The Reverend James, by the way, is an ale. A tasty Welsh ale, brewed in the little town of Caergwyddorgwentforwywythdd. That's not a real town name, but it does bear an eerie resemblance to actual place-names in this vicinity. I like Wales, though. The people are friendly with an amusing accent, the towns are colorful--houses and shops painted in pastel and jewel tones--none of that Scottish puritanical 'let's paint it gray' attitude here. The town we're in has an excellent pub where we can procure the services of the good Reverend James; the local Orthodox community has a makeshift iconastis in the vestry of a Methodist curch; and the house we're in has a fresh supply of children--free-range, organic, children.
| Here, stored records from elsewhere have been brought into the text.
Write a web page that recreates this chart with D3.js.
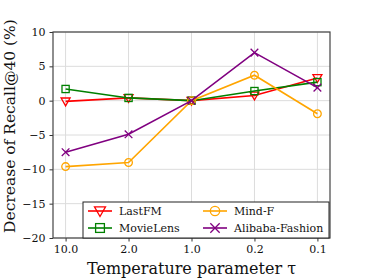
<!DOCTYPE html>
<html>
<head>
<meta charset="utf-8">
<script src="https://cdn.jsdelivr.net/npm/d3@7"></script>
<style>
  body { margin: 0; background: #fff; }
  text { font-family: "DejaVu Serif", serif; }
</style>
</head>
<body>
<div id="chart"></div>
<script>
// data
const temps = ["10.0", "2.0", "1.0", "0.2", "0.1"];
const lastfm = [-0.1, 0.4, 0.0, 0.75, 3.3];
const movielens = [1.7, 0.4, 0.0, 1.4, 2.7];
const mindf = [-9.6, -9.0, 0.0, 3.7, -1.9];
const alibaba = [-7.5, -4.9, 0.0, 7.0, 1.9];
const yTicks = [10, 5, 0, -5, -10, -15, -20];

const series = [
  {name: "LastFM", values: lastfm, color: "red", marker: "tri"},
  {name: "MovieLens", values: movielens, color: "green", marker: "sq"},
  {name: "Mind-F", values: mindf, color: "orange", marker: "circ"},
  {name: "Alibaba-Fashion", values: alibaba, color: "purple", marker: "x"}
];

let dim = {width: 366, height: 279};
let m = {left: 53, right: 36, top: 32, bottom: 41};

let svg = d3.select('#chart').append('svg')
  .attr('width', dim.width).attr('height', dim.height);

let x = d3.scalePoint().domain(temps).range([m.left, dim.width - m.right]).padding(0.2);
let y = d3.scaleLinear().domain([-20, 10]).range([dim.height - m.bottom, m.top]);

// grid
let grid = svg.append('g');
grid.selectAll('line.gx').data(temps).join('line')
  .attr('x1', d => x(d)).attr('x2', d => x(d))
  .attr('y1', m.top).attr('y2', dim.height - m.bottom)
  .attr('stroke', '#dcdcdc').attr('stroke-width', 1);
grid.selectAll('line.gy').data(yTicks).join('line')
  .attr('y1', d => y(d)).attr('y2', d => y(d))
  .attr('x1', m.left).attr('x2', dim.width - m.right)
  .attr('stroke', '#dcdcdc').attr('stroke-width', 1);

// axes
let xAxis = svg.append('g')
  .attr('transform', `translate(0,${dim.height - m.bottom})`)
  .call(d3.axisBottom(x).tickSize(3.5).tickPadding(4));
let yAxis = svg.append('g')
  .attr('transform', `translate(${m.left},0)`)
  .call(d3.axisLeft(y).tickValues(yTicks).tickSize(3.5).tickPadding(4)
    .tickFormat(d => d < 0 ? "\u2212" + Math.abs(d) : d));
[xAxis, yAxis].forEach(a => {
  a.select('.domain').remove();
  a.selectAll('.tick line').attr('stroke', '#333');
  a.selectAll('.tick text').attr('font-size', 11).attr('fill', '#111')
    .style('font-family', '"DejaVu Serif", serif');
});

// frame
svg.append('rect')
  .attr('x', m.left).attr('y', m.top)
  .attr('width', dim.width - m.left - m.right)
  .attr('height', dim.height - m.top - m.bottom)
  .attr('fill', 'none').attr('stroke', '#444').attr('stroke-width', 1.2);

function drawMarker(sel, type, color, s) {
  if (type === "tri") {
    sel.append('path').attr('d', `M${-s},${-s*0.75} L${s},${-s*0.75} L0,${s} Z`)
      .attr('fill', 'none').attr('stroke', color).attr('stroke-width', 1.3);
  } else if (type === "sq") {
    sel.append('rect').attr('x', -s*0.8).attr('y', -s*0.8).attr('width', s*1.6).attr('height', s*1.6)
      .attr('fill', 'none').attr('stroke', color).attr('stroke-width', 1.3);
  } else if (type === "circ") {
    sel.append('circle').attr('r', s*0.85)
      .attr('fill', 'none').attr('stroke', color).attr('stroke-width', 1.3);
  } else {
    sel.append('path').attr('d', `M${-s*0.85},${-s*0.85} L${s*0.85},${s*0.85} M${-s*0.85},${s*0.85} L${s*0.85},${-s*0.85}`)
      .attr('fill', 'none').attr('stroke', color).attr('stroke-width', 1.3);
  }
}

let line = d3.line().x((d, i) => x(temps[i])).y(d => y(d));
series.forEach(s => {
  svg.append('path').datum(s.values)
    .attr('d', line).attr('fill', 'none')
    .attr('stroke', s.color).attr('stroke-width', 1.6);
  s.values.forEach((v, i) => {
    let g = svg.append('g').attr('transform', `translate(${x(temps[i])},${y(v)})`);
    drawMarker(g, s.marker, s.color, 4.5);
  });
});

// legend
let leg = svg.append('g');
leg.append('rect')
  .attr('x', 83).attr('y', 202).attr('width', 246).attr('height', 36)
  .attr('fill', 'white').attr('stroke', '#222').attr('stroke-width', 1);
series.forEach((s, i) => {
  let col = Math.floor(i / 2), row = i % 2;
  let lx = 88 + col * 115, ly = 211 + row * 17;
  let g = leg.append('g');
  g.append('line').attr('x1', lx).attr('x2', lx + 24).attr('y1', ly).attr('y2', ly)
    .attr('stroke', s.color).attr('stroke-width', 1.6);
  let mk = g.append('g').attr('transform', `translate(${lx + 12},${ly})`);
  drawMarker(mk, s.marker, s.color, 5.5);
  g.append('text').attr('x', lx + 31).attr('y', ly + 4)
    .attr('font-size', 11).attr('fill', '#111').text(s.name);
});

// axis titles
svg.append('text')
  .attr('x', (m.left + dim.width - m.right) / 2).attr('y', 274)
  .attr('text-anchor', 'middle').attr('font-size', 16).attr('fill', '#111')
  .text("Temperature parameter \u03c4");
svg.append('text')
  .attr('transform', `translate(15,${(m.top + dim.height - m.bottom) / 2 - 9}) rotate(-90)`)
  .attr('text-anchor', 'middle').attr('font-size', 15.5).attr('fill', '#111')
  .text("Decrease of Recall@40 (%)");
</script>
</body>
</html>
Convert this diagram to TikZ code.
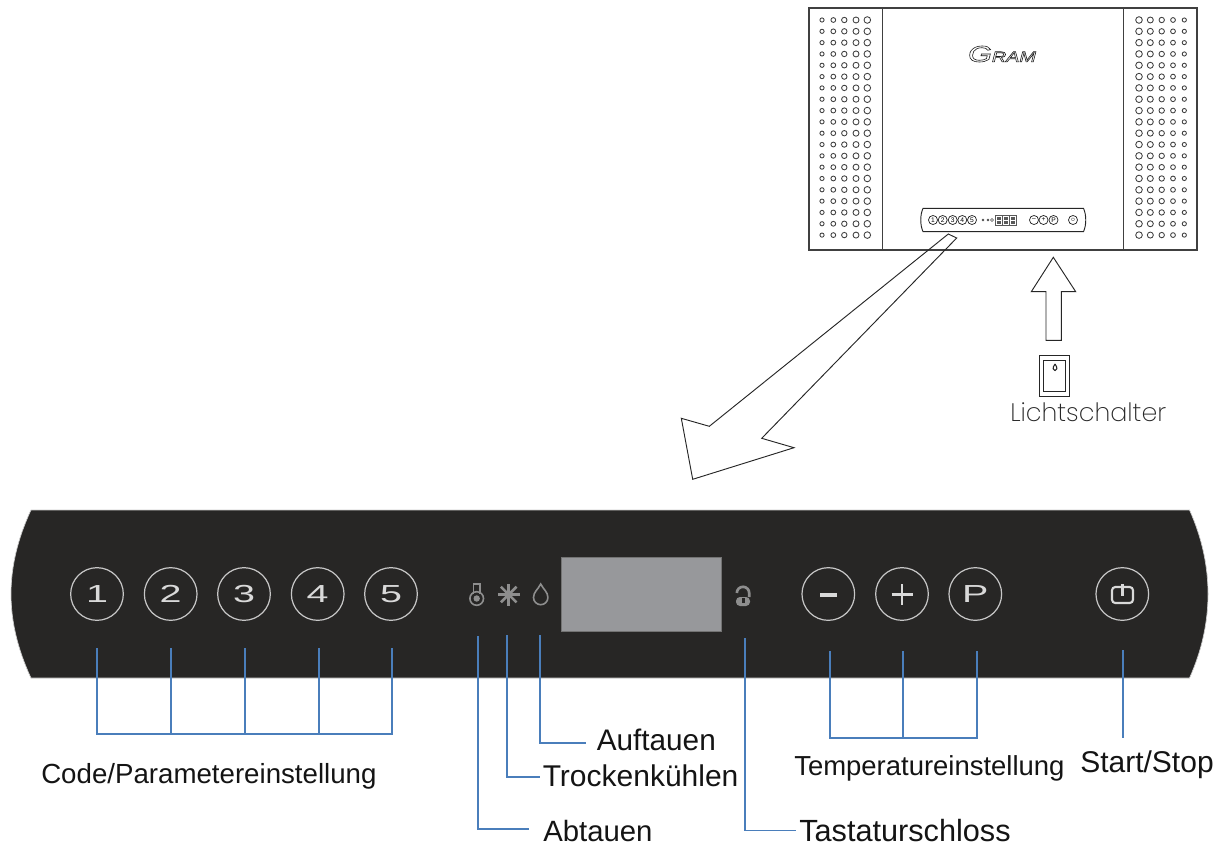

They are pretty nifty, although their energy levels consistently outlast my own.

But when I drop to dangerous lows, I go join our host on his XBox 360 for Gears of War and other such mayhem. My attitude is: Kill 'em all and let God sort 'em out--at least so far as it touches on mutant-alien-subterranean-shopping-mall-zombie types. And Communists. In the virtual world. In real life I am very kind to mutant-alien-subterranean-shopping-mall-zombie types.

I cannot, however, extend such generosity to Communists.

I expect that I will, in the end, find myself greatly indebted to Gears of War for my own doctoral research. I am increasingly of the opinion that my opening should consist of a sort of catena of quotes from the game: 'We should honor the fallen.' and, of course, 'Nothin' but bits.' This speaks profoundly to me of the significance of 'memory eternal' and the apocalyptic visions of universal judgment which we have inherited from the Byzantines.